DATASET:

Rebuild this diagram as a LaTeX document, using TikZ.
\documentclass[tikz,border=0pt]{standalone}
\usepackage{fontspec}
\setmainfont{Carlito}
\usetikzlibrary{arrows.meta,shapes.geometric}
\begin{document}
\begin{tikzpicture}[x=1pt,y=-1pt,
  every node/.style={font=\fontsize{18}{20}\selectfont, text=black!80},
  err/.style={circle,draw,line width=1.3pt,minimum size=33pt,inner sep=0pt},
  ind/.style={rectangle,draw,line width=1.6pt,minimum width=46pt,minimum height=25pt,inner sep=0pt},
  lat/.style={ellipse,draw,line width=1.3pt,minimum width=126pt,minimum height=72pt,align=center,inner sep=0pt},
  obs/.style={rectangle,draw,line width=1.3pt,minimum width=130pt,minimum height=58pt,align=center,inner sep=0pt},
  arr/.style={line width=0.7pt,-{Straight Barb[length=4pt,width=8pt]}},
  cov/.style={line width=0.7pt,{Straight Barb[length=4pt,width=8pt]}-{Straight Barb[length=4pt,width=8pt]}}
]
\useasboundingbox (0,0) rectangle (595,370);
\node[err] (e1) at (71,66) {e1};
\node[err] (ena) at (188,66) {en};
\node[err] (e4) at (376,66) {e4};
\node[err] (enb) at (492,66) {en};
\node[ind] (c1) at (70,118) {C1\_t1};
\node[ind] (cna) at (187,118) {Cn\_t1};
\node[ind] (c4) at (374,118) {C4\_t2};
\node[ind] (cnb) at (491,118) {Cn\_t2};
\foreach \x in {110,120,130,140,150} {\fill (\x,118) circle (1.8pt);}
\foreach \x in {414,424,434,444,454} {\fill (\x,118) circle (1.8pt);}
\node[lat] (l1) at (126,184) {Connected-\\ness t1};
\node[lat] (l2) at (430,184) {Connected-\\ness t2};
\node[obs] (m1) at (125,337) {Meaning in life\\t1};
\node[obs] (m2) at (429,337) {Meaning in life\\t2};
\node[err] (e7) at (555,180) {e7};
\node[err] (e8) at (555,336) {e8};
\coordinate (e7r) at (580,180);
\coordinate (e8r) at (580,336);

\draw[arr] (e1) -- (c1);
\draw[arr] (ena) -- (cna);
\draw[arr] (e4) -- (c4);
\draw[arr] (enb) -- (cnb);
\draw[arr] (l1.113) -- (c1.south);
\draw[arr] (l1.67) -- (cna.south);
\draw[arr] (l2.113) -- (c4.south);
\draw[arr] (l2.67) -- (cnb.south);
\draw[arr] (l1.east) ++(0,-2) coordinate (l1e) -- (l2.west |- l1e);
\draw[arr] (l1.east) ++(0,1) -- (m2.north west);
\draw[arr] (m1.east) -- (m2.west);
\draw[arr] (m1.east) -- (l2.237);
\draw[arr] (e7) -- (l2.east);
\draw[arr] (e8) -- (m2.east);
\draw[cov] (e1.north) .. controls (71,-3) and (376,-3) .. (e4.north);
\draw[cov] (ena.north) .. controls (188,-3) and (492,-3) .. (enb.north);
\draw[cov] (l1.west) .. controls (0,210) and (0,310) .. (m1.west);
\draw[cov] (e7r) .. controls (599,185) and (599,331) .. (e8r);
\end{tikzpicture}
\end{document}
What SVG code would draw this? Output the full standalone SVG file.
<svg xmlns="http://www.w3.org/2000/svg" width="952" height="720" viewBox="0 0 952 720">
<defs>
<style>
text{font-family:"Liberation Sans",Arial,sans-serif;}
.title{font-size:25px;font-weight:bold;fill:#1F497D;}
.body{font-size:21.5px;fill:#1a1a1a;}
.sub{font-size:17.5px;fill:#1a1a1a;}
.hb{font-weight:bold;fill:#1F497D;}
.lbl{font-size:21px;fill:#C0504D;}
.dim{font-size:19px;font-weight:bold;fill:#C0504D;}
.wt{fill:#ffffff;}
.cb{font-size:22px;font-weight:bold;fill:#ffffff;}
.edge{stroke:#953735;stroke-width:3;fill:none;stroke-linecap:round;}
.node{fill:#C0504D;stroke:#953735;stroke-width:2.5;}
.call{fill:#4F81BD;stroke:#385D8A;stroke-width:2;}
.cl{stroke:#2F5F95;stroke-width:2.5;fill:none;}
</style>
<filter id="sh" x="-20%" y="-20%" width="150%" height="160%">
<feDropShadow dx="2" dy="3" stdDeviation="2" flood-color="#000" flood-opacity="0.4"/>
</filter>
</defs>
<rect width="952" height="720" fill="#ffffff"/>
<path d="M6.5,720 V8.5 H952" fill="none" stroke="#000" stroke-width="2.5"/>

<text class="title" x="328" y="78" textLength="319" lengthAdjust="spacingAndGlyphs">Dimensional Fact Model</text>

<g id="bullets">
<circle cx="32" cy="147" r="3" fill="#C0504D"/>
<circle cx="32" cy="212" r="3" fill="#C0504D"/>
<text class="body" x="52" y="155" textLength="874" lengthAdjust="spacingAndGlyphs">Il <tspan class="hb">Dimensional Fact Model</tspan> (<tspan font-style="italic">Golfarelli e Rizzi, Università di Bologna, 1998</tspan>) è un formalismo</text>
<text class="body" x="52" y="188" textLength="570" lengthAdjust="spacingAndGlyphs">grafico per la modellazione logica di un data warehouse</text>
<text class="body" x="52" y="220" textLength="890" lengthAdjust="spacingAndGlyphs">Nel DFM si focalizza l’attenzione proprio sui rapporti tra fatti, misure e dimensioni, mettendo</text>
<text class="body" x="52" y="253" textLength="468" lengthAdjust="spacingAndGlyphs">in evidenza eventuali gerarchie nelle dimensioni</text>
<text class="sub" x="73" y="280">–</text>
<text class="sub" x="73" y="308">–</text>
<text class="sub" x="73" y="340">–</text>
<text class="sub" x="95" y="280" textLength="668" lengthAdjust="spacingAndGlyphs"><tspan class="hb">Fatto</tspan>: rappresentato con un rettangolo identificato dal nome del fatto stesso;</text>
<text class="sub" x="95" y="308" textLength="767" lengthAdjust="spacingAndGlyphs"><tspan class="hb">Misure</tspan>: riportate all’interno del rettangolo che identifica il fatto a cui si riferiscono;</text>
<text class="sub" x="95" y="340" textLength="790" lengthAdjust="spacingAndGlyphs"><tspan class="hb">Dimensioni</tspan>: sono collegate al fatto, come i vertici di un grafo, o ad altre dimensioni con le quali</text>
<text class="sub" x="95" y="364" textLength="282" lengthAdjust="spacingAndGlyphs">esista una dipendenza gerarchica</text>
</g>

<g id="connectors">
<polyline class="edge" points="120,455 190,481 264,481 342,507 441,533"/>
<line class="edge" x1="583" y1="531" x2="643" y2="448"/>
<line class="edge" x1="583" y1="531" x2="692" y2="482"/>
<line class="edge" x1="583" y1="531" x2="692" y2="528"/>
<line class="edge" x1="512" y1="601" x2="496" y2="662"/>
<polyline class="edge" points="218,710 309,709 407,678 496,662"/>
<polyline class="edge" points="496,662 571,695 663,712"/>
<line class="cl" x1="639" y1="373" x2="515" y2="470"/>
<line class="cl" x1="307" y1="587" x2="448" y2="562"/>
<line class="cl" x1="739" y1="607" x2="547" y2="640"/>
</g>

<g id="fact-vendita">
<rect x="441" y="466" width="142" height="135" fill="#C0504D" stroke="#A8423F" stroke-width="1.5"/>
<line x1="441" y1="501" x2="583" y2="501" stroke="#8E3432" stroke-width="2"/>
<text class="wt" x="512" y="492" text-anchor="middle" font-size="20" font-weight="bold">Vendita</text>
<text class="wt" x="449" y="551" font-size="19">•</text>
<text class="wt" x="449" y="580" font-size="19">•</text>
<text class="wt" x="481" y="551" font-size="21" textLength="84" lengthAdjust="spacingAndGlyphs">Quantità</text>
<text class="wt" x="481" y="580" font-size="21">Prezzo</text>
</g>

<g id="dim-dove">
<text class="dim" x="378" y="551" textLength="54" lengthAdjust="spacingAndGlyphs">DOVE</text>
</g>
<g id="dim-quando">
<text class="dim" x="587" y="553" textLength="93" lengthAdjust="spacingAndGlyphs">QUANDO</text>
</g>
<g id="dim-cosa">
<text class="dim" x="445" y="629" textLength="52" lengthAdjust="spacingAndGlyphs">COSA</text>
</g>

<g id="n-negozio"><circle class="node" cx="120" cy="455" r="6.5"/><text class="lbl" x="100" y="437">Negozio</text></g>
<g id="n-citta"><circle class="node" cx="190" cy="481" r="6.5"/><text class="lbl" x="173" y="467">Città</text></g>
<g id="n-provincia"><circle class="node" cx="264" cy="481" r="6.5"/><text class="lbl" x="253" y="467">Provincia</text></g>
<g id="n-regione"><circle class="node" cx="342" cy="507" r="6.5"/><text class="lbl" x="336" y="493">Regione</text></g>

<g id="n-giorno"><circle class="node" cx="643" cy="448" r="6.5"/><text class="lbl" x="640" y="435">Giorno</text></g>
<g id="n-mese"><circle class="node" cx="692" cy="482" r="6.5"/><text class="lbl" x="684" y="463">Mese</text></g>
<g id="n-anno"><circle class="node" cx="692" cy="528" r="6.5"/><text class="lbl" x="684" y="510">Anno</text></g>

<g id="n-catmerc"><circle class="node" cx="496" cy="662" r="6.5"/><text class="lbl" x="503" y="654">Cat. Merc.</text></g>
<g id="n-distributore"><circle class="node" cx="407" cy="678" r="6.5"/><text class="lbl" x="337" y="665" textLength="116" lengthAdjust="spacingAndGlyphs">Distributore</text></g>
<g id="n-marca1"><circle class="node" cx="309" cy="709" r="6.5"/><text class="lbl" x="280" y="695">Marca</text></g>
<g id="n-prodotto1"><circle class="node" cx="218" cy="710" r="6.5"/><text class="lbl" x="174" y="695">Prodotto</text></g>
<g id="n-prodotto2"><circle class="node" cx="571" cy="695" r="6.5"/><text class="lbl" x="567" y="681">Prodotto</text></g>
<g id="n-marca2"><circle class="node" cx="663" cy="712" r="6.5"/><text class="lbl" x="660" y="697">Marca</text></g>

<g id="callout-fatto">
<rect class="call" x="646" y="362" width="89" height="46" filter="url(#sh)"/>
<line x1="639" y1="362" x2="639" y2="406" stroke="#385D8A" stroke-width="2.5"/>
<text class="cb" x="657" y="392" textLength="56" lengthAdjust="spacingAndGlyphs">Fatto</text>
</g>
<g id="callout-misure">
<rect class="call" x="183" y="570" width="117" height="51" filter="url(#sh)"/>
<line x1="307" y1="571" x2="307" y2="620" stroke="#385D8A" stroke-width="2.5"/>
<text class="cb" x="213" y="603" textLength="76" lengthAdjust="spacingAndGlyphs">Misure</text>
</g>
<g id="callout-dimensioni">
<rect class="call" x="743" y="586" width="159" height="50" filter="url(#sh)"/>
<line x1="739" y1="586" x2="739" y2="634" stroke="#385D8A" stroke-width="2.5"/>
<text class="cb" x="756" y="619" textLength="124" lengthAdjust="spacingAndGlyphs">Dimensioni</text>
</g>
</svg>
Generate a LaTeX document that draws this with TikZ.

WRITTEN PROBLEM:
Starting with the first line of the records, repeat every line up to and including the one containing "(e8r) at (580,336);", and nothing else.

RESPONSE BELOW:
Rebuild this diagram as a LaTeX document, using TikZ.
\documentclass[tikz,border=0pt]{standalone}
\usepackage{fontspec}
\setmainfont{Carlito}
\usetikzlibrary{arrows.meta,shapes.geometric}
\begin{document}
\begin{tikzpicture}[x=1pt,y=-1pt,
  every node/.style={font=\fontsize{18}{20}\selectfont, text=black!80},
  err/.style={circle,draw,line width=1.3pt,minimum size=33pt,inner sep=0pt},
  ind/.style={rectangle,draw,line width=1.6pt,minimum width=46pt,minimum height=25pt,inner sep=0pt},
  lat/.style={ellipse,draw,line width=1.3pt,minimum width=126pt,minimum height=72pt,align=center,inner sep=0pt},
  obs/.style={rectangle,draw,line width=1.3pt,minimum width=130pt,minimum height=58pt,align=center,inner sep=0pt},
  arr/.style={line width=0.7pt,-{Straight Barb[length=4pt,width=8pt]}},
  cov/.style={line width=0.7pt,{Straight Barb[length=4pt,width=8pt]}-{Straight Barb[length=4pt,width=8pt]}}
]
\useasboundingbox (0,0) rectangle (595,370);
\node[err] (e1) at (71,66) {e1};
\node[err] (ena) at (188,66) {en};
\node[err] (e4) at (376,66) {e4};
\node[err] (enb) at (492,66) {en};
\node[ind] (c1) at (70,118) {C1\_t1};
\node[ind] (cna) at (187,118) {Cn\_t1};
\node[ind] (c4) at (374,118) {C4\_t2};
\node[ind] (cnb) at (491,118) {Cn\_t2};
\foreach \x in {110,120,130,140,150} {\fill (\x,118) circle (1.8pt);}
\foreach \x in {414,424,434,444,454} {\fill (\x,118) circle (1.8pt);}
\node[lat] (l1) at (126,184) {Connected-\\ness t1};
\node[lat] (l2) at (430,184) {Connected-\\ness t2};
\node[obs] (m1) at (125,337) {Meaning in life\\t1};
\node[obs] (m2) at (429,337) {Meaning in life\\t2};
\node[err] (e7) at (555,180) {e7};
\node[err] (e8) at (555,336) {e8};
\coordinate (e7r) at (580,180);
\coordinate (e8r) at (580,336);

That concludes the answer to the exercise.